Exercise input
☆ ☆ ☆ ☆ ☆

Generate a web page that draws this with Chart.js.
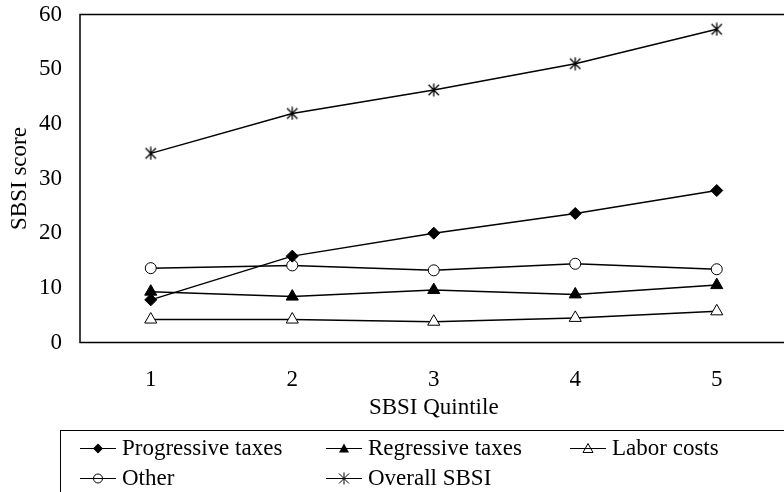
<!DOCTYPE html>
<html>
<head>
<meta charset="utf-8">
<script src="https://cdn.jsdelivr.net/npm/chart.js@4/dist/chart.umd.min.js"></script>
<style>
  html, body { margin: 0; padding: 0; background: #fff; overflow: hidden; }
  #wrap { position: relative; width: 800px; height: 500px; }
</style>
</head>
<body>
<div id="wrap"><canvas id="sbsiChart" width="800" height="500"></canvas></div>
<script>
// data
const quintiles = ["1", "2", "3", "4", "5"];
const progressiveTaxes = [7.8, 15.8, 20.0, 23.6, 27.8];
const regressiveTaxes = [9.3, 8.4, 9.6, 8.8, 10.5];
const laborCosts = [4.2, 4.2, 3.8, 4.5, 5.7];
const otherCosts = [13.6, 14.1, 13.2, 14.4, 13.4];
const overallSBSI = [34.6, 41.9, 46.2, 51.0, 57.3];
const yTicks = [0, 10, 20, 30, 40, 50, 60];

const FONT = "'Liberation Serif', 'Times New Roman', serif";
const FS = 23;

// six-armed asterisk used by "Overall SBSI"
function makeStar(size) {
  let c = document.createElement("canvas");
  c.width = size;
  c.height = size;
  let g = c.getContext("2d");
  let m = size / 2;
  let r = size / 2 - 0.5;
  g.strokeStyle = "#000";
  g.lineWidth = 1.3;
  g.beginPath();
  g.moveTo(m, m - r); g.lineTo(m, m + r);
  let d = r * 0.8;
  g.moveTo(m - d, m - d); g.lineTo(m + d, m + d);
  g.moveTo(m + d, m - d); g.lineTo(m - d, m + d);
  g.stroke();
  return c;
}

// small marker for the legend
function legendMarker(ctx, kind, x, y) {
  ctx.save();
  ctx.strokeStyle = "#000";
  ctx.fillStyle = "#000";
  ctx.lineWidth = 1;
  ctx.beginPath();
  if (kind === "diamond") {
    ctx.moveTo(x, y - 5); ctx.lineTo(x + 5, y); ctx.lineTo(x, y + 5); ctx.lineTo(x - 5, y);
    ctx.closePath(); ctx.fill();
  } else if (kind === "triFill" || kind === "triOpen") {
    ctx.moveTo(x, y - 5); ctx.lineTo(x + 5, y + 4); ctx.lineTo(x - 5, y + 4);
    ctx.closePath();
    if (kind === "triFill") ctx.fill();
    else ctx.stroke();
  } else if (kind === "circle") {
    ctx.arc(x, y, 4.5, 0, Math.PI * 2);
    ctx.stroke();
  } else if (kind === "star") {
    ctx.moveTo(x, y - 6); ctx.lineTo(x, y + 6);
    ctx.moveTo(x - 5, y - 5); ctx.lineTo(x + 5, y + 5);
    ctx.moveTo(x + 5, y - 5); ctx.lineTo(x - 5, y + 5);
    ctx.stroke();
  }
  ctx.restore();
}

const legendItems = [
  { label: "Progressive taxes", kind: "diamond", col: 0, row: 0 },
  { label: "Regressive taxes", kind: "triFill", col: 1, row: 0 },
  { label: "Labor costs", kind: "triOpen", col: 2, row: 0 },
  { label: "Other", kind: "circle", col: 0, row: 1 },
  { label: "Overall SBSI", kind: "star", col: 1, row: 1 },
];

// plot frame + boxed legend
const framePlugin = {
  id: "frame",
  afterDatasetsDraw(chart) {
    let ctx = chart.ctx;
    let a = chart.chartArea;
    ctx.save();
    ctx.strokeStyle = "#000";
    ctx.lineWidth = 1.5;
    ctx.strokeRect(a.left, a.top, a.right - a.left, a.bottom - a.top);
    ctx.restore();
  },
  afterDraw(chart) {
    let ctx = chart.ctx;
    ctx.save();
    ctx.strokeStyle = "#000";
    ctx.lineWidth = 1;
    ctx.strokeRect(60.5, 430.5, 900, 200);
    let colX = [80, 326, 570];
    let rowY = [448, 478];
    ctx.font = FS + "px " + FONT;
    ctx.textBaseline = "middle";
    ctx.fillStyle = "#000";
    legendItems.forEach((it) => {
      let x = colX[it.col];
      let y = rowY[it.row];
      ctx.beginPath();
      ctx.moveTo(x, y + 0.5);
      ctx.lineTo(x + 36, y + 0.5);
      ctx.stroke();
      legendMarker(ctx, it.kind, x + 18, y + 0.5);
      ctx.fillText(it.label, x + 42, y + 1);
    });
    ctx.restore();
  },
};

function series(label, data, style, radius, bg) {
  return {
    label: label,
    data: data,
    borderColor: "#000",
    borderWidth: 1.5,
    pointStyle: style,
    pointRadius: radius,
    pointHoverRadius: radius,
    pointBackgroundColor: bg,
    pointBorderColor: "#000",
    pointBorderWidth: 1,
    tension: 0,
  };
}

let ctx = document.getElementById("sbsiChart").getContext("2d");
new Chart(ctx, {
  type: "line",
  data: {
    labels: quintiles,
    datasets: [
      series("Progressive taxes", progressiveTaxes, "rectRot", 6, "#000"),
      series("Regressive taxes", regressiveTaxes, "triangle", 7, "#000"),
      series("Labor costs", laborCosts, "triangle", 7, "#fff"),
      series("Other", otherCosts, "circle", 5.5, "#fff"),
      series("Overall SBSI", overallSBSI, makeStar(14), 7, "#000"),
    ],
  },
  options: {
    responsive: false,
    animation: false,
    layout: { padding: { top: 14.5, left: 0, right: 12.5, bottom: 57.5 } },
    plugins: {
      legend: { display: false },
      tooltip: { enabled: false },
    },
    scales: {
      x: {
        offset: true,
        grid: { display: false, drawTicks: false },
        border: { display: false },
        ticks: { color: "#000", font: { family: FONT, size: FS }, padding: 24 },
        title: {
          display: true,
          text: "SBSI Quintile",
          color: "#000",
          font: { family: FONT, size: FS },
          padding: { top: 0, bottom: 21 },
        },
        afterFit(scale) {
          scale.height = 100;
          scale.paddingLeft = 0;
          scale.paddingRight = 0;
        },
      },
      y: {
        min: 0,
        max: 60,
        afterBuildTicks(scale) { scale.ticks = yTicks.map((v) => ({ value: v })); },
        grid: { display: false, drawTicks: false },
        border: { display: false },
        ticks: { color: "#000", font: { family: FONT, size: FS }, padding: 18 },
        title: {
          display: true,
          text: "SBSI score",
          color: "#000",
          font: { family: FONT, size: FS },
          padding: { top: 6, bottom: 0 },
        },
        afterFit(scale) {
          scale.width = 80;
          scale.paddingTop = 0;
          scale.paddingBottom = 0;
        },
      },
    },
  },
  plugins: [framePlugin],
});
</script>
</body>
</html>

☆ ☆ ☆ ☆ ☆

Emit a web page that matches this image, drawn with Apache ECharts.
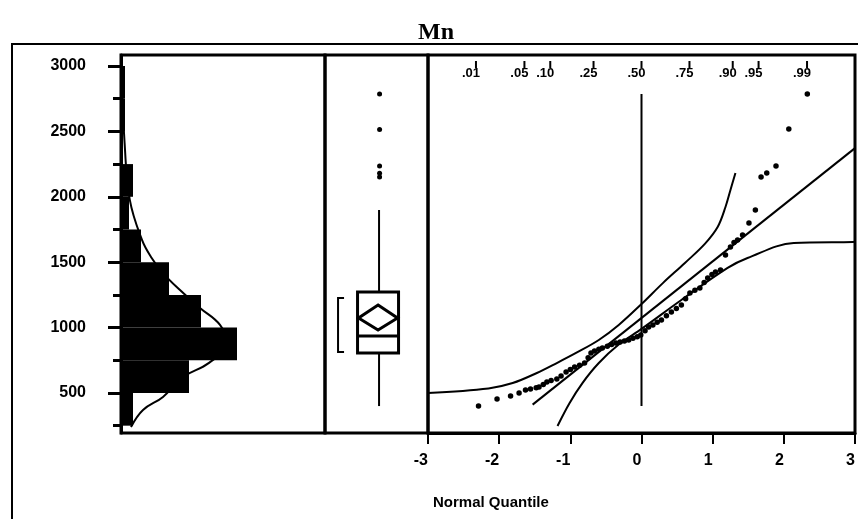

☆ ☆ ☆ ☆ ☆

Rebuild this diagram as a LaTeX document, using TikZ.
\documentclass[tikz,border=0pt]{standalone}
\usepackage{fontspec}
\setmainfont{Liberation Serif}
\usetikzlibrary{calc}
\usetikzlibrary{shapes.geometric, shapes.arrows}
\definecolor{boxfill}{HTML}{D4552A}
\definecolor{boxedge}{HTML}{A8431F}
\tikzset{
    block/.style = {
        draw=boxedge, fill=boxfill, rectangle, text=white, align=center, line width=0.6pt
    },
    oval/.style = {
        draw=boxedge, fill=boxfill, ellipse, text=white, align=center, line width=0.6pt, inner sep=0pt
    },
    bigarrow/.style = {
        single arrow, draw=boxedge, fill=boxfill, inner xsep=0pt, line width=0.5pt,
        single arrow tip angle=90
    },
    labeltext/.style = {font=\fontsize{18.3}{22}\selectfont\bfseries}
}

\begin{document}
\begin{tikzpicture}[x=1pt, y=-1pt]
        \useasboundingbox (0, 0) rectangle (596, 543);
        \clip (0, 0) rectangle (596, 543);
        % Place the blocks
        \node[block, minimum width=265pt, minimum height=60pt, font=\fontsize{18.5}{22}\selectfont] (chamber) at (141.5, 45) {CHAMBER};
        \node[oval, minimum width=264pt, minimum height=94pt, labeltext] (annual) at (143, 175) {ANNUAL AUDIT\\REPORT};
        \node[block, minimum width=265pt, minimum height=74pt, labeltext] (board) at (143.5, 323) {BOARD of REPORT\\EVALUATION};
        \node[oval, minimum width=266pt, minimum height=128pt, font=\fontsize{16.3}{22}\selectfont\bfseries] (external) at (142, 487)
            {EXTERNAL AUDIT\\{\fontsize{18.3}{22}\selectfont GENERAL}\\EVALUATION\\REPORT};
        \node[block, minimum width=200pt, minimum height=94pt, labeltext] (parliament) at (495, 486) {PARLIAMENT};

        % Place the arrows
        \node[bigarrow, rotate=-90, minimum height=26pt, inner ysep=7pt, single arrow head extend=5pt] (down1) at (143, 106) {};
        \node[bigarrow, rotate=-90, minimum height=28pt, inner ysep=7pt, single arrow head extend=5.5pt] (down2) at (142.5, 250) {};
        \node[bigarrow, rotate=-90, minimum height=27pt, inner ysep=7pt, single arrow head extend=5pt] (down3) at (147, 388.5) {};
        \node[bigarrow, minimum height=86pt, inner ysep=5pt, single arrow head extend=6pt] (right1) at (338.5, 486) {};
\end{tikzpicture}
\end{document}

☆ ☆ ☆ ☆ ☆

Direction
Give the exact lines, and only those, from the line containing "Rebuild this diagram" through the line containing "minimum width=200pt, minimum" in the entries above.

Worked solution
Rebuild this diagram as a LaTeX document, using TikZ.
\documentclass[tikz,border=0pt]{standalone}
\usepackage{fontspec}
\setmainfont{Liberation Serif}
\usetikzlibrary{calc}
\usetikzlibrary{shapes.geometric, shapes.arrows}
\definecolor{boxfill}{HTML}{D4552A}
\definecolor{boxedge}{HTML}{A8431F}
\tikzset{
    block/.style = {
        draw=boxedge, fill=boxfill, rectangle, text=white, align=center, line width=0.6pt
    },
    oval/.style = {
        draw=boxedge, fill=boxfill, ellipse, text=white, align=center, line width=0.6pt, inner sep=0pt
    },
    bigarrow/.style = {
        single arrow, draw=boxedge, fill=boxfill, inner xsep=0pt, line width=0.5pt,
        single arrow tip angle=90
    },
    labeltext/.style = {font=\fontsize{18.3}{22}\selectfont\bfseries}
}

\begin{document}
\begin{tikzpicture}[x=1pt, y=-1pt]
        \useasboundingbox (0, 0) rectangle (596, 543);
        \clip (0, 0) rectangle (596, 543);
        % Place the blocks
        \node[block, minimum width=265pt, minimum height=60pt, font=\fontsize{18.5}{22}\selectfont] (chamber) at (141.5, 45) {CHAMBER};
        \node[oval, minimum width=264pt, minimum height=94pt, labeltext] (annual) at (143, 175) {ANNUAL AUDIT\\REPORT};
        \node[block, minimum width=265pt, minimum height=74pt, labeltext] (board) at (143.5, 323) {BOARD of REPORT\\EVALUATION};
        \node[oval, minimum width=266pt, minimum height=128pt, font=\fontsize{16.3}{22}\selectfont\bfseries] (external) at (142, 487)
            {EXTERNAL AUDIT\\{\fontsize{18.3}{22}\selectfont GENERAL}\\EVALUATION\\REPORT};
        \node[block, minimum width=200pt, minimum height=94pt, labeltext] (parliament) at (495, 486) {PARLIAMENT};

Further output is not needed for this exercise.